Businessman from the United States of America

Leslie C. Quick Jr. (January 27, 1926 – March 8, 2001) was co-founder of Quick & Reilly. He graduated from Widener University. In 1974 he co-founded Quick & Reilly, the first New York Stock Exchange member firm to offer discounted commissions to individuals. It is one of the nation's leading brokerage firms, expanding the business to include one of the largest specialist firms on the New York Stock Exchange, a major clearing and execution firm, and a NASDAQ market maker.

==Family==

Quick's family are devout Catholics. His widow, the late Regina Clarkson Quick (March 2, 1927 – April 3, 2006), was a Dame of Malta, and a noted philanthropist. They had seven children and 24 grandchildren.

==Affiliations==

Quick was a member of the Fairfield University board of trustees, and chairman of the board from 1982 through 1995. He received an honorary doctorate from the university in 1999. The Regina A. Quick Center for the Arts on the campus of Fairfield University was built in 1990 with his support and named for his wife, Regina.

==Legacy==
The Leslie C. Quick, Jr.
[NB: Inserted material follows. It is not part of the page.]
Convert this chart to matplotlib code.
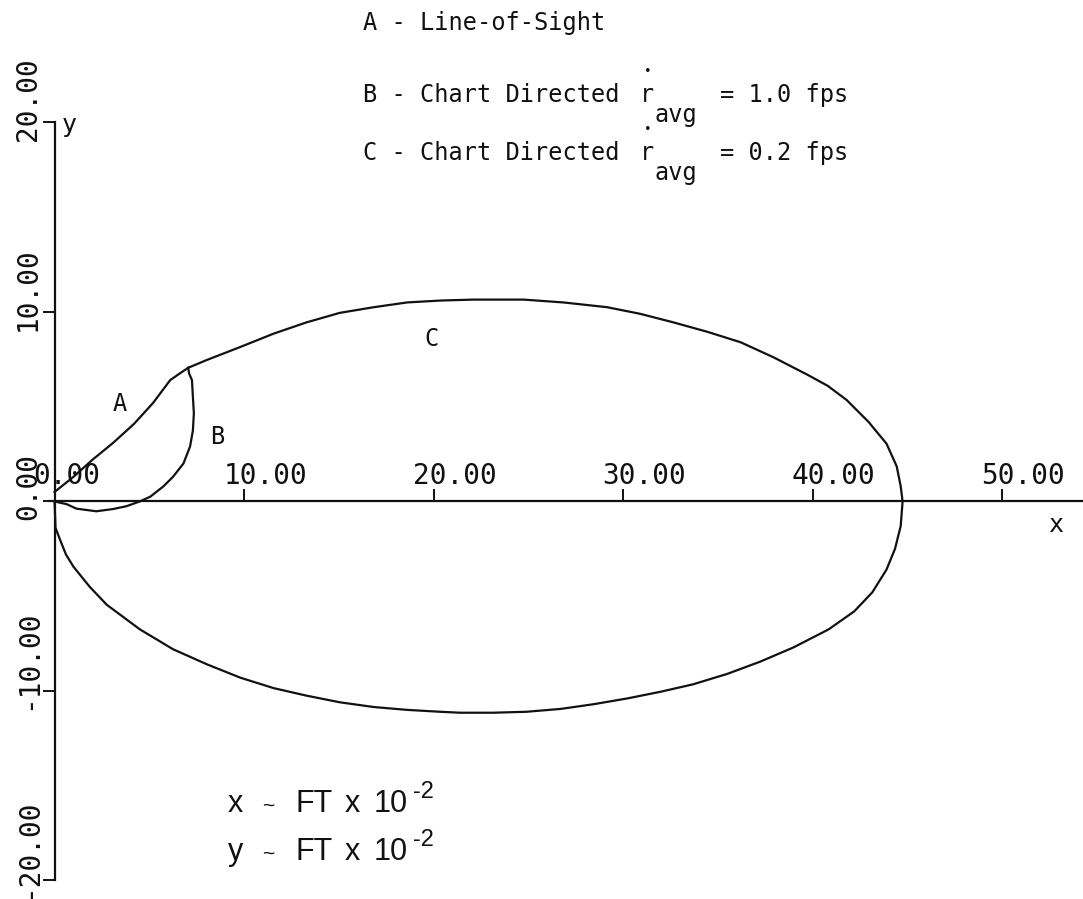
import numpy as np
import matplotlib
matplotlib.use("Agg")
import matplotlib.pyplot as plt

# trajectory A - line of sight
a_x = [0.0, 1.0, 2.0, 3.1, 4.2, 5.2, 6.1, 6.6, 7.05]
a_y = [0.5, 1.3, 2.2, 3.1, 4.1, 5.2, 6.4, 6.75, 7.05]

# trajectory B - chart directed, r_avg = 1.0 fps
b_x = [7.05, 7.1, 7.25, 7.3, 7.35, 7.3, 7.15, 6.8, 6.25, 5.75, 5.05, 4.5, 3.8,
       3.1, 2.2, 1.15, 0.65, 0.0]
b_y = [7.05, 6.75, 6.4, 5.5, 4.65, 3.75, 2.9, 2.0, 1.3, 0.8, 0.25, 0.0, -0.25,
       -0.4, -0.52, -0.38, -0.15, 0.0]

# trajectory C - chart directed, r_avg = 0.2 fps
c_x = [7.05, 8.0, 9.8, 11.55, 13.3, 15.05, 16.85, 18.6, 20.35, 22.1, 24.75, 26.85,
       29.15, 30.9, 32.65, 34.45, 36.2, 37.95, 39.7, 40.8, 41.8, 42.95, 43.9,
       44.44, 44.65, 44.75, 44.65, 44.35, 43.9, 43.15, 42.2, 40.85, 39.0, 37.25,
       35.5, 33.7, 31.95, 30.2, 28.45, 26.7, 24.9, 23.15, 21.4, 20.35, 18.6, 16.85,
       15.05, 13.3, 11.55, 9.8, 8.05, 6.25, 4.5, 2.75, 1.85, 1.0, 0.6, 0.3,
       0.05, 0.0]
c_y = [7.05, 7.45, 8.15, 8.85, 9.45, 9.95, 10.25, 10.5, 10.6, 10.65, 10.65, 10.5,
       10.25, 9.9, 9.45, 8.95, 8.4, 7.6, 6.7, 6.1, 5.35, 4.2, 3.05,
       1.85, 0.8, 0.0, -1.3, -2.5, -3.6, -4.8, -5.8, -6.75, -7.7, -8.45,
       -9.1, -9.65, -10.05, -10.4, -10.7, -10.95, -11.1, -11.15, -11.15, -11.1, -11.0, -10.85,
       -10.6, -10.25, -9.85, -9.3, -8.6, -7.8, -6.75, -5.45, -4.5, -3.45, -2.8, -2.05,
       -1.4, 0.0]

x_ticks = [0, 10, 20, 30, 40, 50]
x_labels = ["0.00", "10.00", "20.00", "30.00", "40.00", "50.00"]
y_ticks = [-20, -10, 0, 10, 20]
y_labels = ["-20.00", "-10.00", "0.00", "10.00", "20.00"]

W, H = 1083, 899
mono = "DejaVu Sans Mono"
ink = "#111111"

def fpos(x, y):
    # pixel position -> figure fraction
    return x / W, 1 - y / H

fig = plt.figure(figsize=(W / 100, H / 100), dpi=100)
ax = fig.add_axes([0, 0, 1, 1])
ax.set_xlim(-2.88, 54.27)
ax.set_ylim(-20.98, 26.46)

# axes drawn through the origin
ax.spines["right"].set_visible(False)
ax.spines["bottom"].set_visible(False)
ax.spines["top"].set_position(("data", 0))
ax.spines["top"].set_bounds(-0.3, 54.27)
ax.spines["left"].set_position(("data", 0))
ax.spines["left"].set_bounds(-20, 20)
for s in ["top", "left"]:
    ax.spines[s].set_linewidth(1.6)
    ax.spines[s].set_color(ink)
ax.xaxis.tick_top()
ax.set_xticks(x_ticks)
ax.set_yticks(y_ticks)
ax.tick_params(axis="x", direction="out", length=8.5, width=1.4, color=ink, labeltop=False)
ax.tick_params(axis="y", direction="out", length=8.5, width=1.4, color=ink, labelleft=False)

for t, lab in zip(x_ticks, x_labels):
    ax.text(t - 1.1, 0.92, lab, ha="left", va="baseline", fontsize=20,
            family=mono, color=ink)
for t, lab in zip(y_ticks, y_labels):
    ax.text(-1.4, t - 1.0, lab, rotation=90, ha="center", va="bottom",
            fontsize=20, family=mono, color=ink)

for xs, ys in [(a_x, a_y), (b_x, b_y), (c_x, c_y)]:
    ax.plot(xs, ys, color=ink, lw=1.6, solid_joinstyle="round")

# curve letters and axis names
ax.text(3.42, 5.15, "A", ha="center", va="center", fontsize=17, family=mono, color=ink)
ax.text(8.57, 3.4, "B", ha="center", va="center", fontsize=17, family=mono, color=ink)
ax.text(19.9, 8.55, "C", ha="center", va="center", fontsize=17, family=mono, color=ink)
fig.text(*fpos(62, 132), "y", ha="left", va="baseline", fontsize=18, family=mono, color=ink)
fig.text(*fpos(1048, 532), "x", ha="left", va="baseline", fontsize=18, family=mono, color=ink)

# legend block
fig.text(*fpos(363, 30), "A - Line-of-Sight", ha="left", va="baseline",
         fontsize=17, family=mono, color=ink)
for name, base, val in [("B", 102, "= 1.0 fps"), ("C", 160, "= 0.2 fps")]:
    fig.text(*fpos(363, base), name + " - Chart Directed", ha="left", va="baseline",
             fontsize=17, family=mono, color=ink)
    fig.text(*fpos(640, base), "r", ha="left", va="baseline", fontsize=17,
             family=mono, color=ink)
    fig.text(*fpos(648, base - 31), "\u2022", ha="center", va="center", fontsize=9,
             family=mono, color=ink)
    fig.text(*fpos(654, base + 20), "avg", ha="left", va="baseline", fontsize=17,
             family=mono, color=ink)
    fig.text(*fpos(720, base), val, ha="left", va="baseline", fontsize=17,
             family=mono, color=ink)

# units note
sans = "Liberation Sans"
for base, var in [(812, "x"), (860, "y")]:
    fig.text(*fpos(228, base), var, ha="left", va="baseline", fontsize=22, family=sans, color=ink)
    fig.text(*fpos(262, base), "~", ha="left", va="baseline", fontsize=15, family=sans, color=ink)
    fig.text(*fpos(295, base), "FT", ha="left", va="baseline", fontsize=22, family=sans, color=ink)
    fig.text(*fpos(345, base), "x", ha="left", va="baseline", fontsize=22, family=sans, color=ink)
    fig.text(*fpos(374, base), "10", ha="left", va="baseline", fontsize=22, family=sans, color=ink)
    fig.text(*fpos(413, base - 14), "-2", ha="left", va="baseline", fontsize=17, family=sans, color=ink)

fig.savefig("out.png", dpi=100, facecolor="white")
Recreation Complex at Fairfield University was named in his honor in 2001, the year of his death. He contributed significantly to his alma mater, Widener University, whose football stadium, the Leslie C. Quick Jr. Stadium, was named after him when it was built in 1994. He is also honored with the name of Widener's business administration building, the Leslie C. Quick Jr. Building.

==Death==
Leslie Quick died on March 8, 2001, in Boston, Massachusetts, aged 75, from undisclosed causes.